The phytohormone signaling-associated genes from DE genes
The phytohormones, such as auxin, cytokinin, gibberellin, abscisic acid, ethylene, salicylic acid, and jasmonic acid, are critical regulators and involved in modulating wide ranges of physiological processes. Among the DE genes identified, a large set of them were shown to be phytohormone signaling-associated ones, including those to be associated with responses to auxin, cytokinin, gibberellin, abscisic acid (ABA), ethylene, salicylic acid (SA), and jasmonic acid (Table 2). These results suggested the crucial roles of the phytohormone signals in plant P deprivation response through the cooperate mediation of diverse stress-associated biological processes.

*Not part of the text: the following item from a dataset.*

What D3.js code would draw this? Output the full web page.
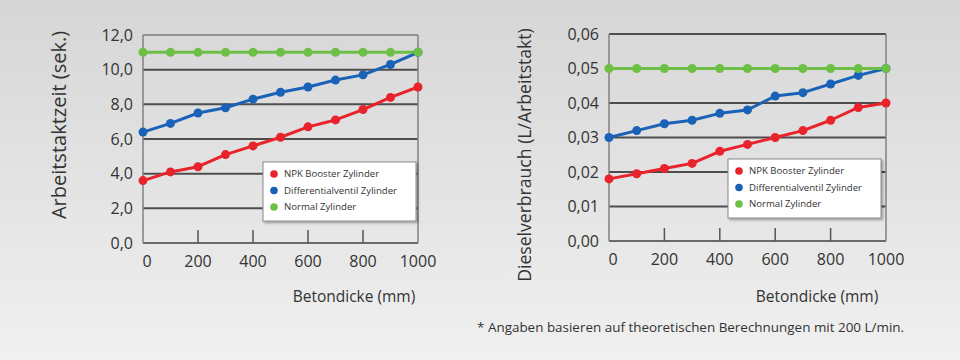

The function of TaZFP1 in regulating P starvation tolerance
Two lines overexpressing TaZFP1 (i.e., Line 2 and Line 3) with more target transcripts (Fig. S1) together with wild type (WT) were cultivated under two P contrasting treatments, to address the function of target genes in regulating Pi deprivation response. Under SP condition, Line 2 and Line 3 were comparable on biomass, P concentrations, P accumulative amounts, and photosynthetic traits with the WT plants (Figs. 5a-5h). Under DP, however, the transgenic lines displayed more improved biomass, P concentrations, P accumulative amounts, and photosynthetic traits (i.e., Pn, gs, Ci, ΨPSII, and NPQ) of plants than WT (Figs. 5a-5h). These results suggested that TaZFP1, one of the significantly upregulated DE genes under DP, acts as a crucial regulator in plant P deprivation adaptation. The TaZFP1-improved low-P tolerance was associated with the gene function in enhancing P uptake in plants once challenged by low-P stress.